Virtual Thompson's group
Yuya Kodama, Akihiro Takano
TL;DR
The paper introduces the virtual Thompson's group $VF$ as a diagram group over a finite semigroup, generalizing Thompson's group $F$ to virtual knot theory. It proves an Alexander-type theorem: every virtual link can be constructed from an element of $VF$ using a three-step construction from diagrams to Thompson graphs to medial graphs, yielding $L(\Delta)$ for some $\Delta\in VF$. The work connects $VF$ to labeled binary trees and Gamma-graphs, extending Jones's $F$-construction to $VF$ and providing an infinite presentation via the Squier complex, while noting potential oriented extensions with $\overrightarrow{VF}$. These results bridge virtual knot theory with diagram-group techniques, highlighting algebraic and geometric properties inherited from diagram groups and opening avenues for oriented and higher-structure generalizations.
Abstract
For virtual knot theory, the virtual braid group was defined by generalizing the braid group.

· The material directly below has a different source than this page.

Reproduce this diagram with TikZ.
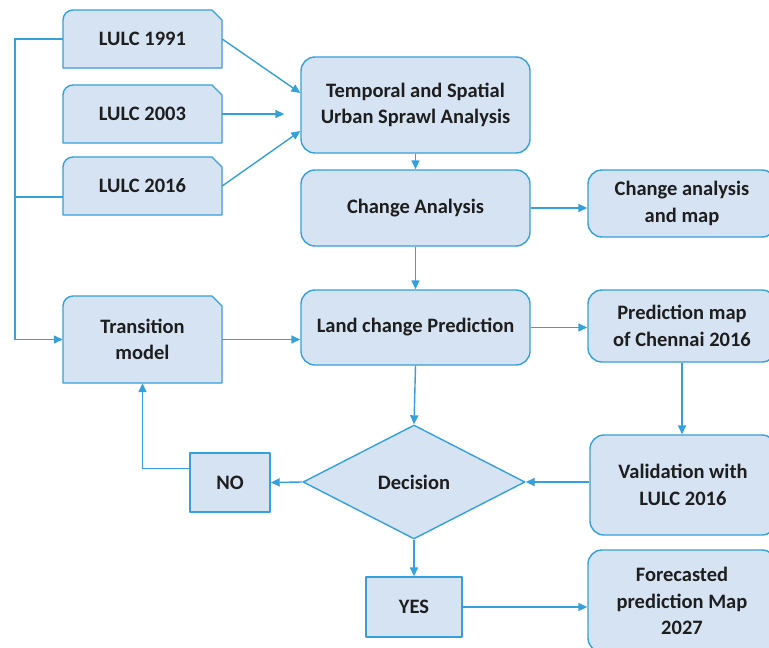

It was proved that any virtual link can be obtained by the closure of a virtual braid. On the other hand, due to work by Jones et al., it is known that any (oriented) link is constructed from an element of Thompson's group $F$. In this paper, we define the ``virtual version'' of Thompson's group $F$ and prove that any virtual link is constructed from an element of the group.